Your instructions: Return all lines in the material below that contain "React".

Given data:
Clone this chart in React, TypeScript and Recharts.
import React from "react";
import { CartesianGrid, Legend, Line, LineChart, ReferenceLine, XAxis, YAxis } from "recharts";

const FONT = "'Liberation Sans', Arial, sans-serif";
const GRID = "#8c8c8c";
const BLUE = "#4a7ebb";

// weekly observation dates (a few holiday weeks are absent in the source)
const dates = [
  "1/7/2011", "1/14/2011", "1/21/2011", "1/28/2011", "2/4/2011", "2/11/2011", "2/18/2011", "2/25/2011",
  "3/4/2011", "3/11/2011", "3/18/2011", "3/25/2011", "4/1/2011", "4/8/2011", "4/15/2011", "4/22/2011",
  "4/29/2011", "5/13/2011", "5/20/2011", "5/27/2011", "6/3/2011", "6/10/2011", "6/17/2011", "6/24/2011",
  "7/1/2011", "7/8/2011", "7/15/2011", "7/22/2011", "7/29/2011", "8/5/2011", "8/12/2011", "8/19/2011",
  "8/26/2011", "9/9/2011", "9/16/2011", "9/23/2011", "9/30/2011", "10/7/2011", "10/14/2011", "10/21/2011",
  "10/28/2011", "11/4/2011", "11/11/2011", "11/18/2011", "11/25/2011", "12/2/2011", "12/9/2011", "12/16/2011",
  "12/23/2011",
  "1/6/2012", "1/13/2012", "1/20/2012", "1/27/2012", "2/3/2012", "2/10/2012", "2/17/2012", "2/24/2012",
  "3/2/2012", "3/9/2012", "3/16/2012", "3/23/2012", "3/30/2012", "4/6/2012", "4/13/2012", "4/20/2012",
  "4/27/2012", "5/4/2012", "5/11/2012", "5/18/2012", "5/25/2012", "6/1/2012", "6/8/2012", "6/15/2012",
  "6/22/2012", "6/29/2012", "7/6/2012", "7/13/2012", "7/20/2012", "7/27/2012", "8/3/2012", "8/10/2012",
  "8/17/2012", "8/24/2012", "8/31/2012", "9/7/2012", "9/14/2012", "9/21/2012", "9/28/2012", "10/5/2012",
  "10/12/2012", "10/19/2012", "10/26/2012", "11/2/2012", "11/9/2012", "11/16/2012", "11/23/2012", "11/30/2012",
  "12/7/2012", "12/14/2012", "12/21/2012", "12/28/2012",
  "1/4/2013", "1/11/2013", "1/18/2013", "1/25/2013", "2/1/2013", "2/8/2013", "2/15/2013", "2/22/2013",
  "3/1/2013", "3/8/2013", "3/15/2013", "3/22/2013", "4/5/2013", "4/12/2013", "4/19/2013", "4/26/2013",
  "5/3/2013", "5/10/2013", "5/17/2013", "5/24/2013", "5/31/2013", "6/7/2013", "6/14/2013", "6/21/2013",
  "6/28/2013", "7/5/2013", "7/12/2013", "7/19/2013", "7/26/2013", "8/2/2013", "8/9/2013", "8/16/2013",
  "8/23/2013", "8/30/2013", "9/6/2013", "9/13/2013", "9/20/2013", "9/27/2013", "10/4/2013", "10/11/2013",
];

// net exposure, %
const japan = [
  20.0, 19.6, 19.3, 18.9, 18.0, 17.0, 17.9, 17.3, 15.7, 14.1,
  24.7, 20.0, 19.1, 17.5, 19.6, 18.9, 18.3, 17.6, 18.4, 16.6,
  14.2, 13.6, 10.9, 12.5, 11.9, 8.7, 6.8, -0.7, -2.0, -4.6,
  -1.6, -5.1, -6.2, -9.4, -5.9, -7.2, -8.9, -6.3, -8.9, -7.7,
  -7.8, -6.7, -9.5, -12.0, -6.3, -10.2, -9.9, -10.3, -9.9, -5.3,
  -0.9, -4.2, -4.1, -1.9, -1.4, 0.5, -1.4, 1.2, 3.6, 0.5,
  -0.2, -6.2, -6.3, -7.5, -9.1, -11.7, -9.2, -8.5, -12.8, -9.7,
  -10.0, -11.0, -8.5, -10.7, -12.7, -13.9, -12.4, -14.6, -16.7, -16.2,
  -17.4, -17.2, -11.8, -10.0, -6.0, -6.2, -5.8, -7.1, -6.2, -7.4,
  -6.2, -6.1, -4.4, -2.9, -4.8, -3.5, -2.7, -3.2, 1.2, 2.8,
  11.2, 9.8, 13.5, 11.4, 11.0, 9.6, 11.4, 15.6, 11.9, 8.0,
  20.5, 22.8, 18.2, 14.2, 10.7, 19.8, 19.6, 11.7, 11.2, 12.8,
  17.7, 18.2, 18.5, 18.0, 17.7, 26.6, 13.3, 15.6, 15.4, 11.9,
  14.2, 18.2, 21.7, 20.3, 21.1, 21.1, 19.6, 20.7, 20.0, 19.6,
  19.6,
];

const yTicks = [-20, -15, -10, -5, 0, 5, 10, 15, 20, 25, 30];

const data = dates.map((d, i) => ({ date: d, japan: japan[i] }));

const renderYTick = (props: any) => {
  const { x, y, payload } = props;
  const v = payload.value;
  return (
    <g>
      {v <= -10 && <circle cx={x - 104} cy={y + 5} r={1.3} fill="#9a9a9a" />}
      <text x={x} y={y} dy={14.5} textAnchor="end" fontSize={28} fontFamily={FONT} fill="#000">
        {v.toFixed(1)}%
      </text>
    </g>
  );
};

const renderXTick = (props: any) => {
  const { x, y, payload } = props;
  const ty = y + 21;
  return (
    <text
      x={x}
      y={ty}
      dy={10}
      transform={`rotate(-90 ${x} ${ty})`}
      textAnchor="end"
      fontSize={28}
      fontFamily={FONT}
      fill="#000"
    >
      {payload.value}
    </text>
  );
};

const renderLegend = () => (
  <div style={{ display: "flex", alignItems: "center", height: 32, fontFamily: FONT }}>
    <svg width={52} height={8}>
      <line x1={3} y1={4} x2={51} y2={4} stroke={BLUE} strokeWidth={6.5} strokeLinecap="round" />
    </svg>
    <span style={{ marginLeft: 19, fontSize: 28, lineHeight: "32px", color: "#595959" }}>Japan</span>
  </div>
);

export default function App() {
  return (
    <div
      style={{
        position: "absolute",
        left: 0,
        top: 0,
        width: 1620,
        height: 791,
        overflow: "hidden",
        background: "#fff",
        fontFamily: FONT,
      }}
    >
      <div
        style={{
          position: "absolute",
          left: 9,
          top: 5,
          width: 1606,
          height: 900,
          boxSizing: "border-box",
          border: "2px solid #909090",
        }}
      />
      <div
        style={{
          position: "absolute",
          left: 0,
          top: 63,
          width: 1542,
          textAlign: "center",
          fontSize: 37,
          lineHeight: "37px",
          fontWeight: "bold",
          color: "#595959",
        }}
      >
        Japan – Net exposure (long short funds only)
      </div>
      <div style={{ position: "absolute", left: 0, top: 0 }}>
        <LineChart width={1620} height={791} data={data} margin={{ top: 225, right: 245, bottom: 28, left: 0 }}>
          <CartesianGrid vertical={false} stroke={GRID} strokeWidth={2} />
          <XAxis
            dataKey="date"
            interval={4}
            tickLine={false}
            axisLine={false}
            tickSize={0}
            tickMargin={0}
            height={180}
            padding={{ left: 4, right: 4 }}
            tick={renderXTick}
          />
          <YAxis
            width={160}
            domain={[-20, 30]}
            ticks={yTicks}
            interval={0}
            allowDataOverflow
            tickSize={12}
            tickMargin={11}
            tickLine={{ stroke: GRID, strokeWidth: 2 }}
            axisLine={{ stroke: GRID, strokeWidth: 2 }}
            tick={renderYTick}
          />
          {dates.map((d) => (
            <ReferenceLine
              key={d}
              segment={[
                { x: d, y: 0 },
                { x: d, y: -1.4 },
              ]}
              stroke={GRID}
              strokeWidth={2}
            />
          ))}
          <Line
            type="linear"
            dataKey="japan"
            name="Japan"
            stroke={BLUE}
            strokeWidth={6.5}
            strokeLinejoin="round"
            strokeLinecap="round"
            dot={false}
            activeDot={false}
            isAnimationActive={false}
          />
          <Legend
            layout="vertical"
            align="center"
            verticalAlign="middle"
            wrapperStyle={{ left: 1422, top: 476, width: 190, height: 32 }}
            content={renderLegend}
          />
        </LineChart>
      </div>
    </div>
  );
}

Full answer:
Clone this chart in React, TypeScript and Recharts.
import React from "react";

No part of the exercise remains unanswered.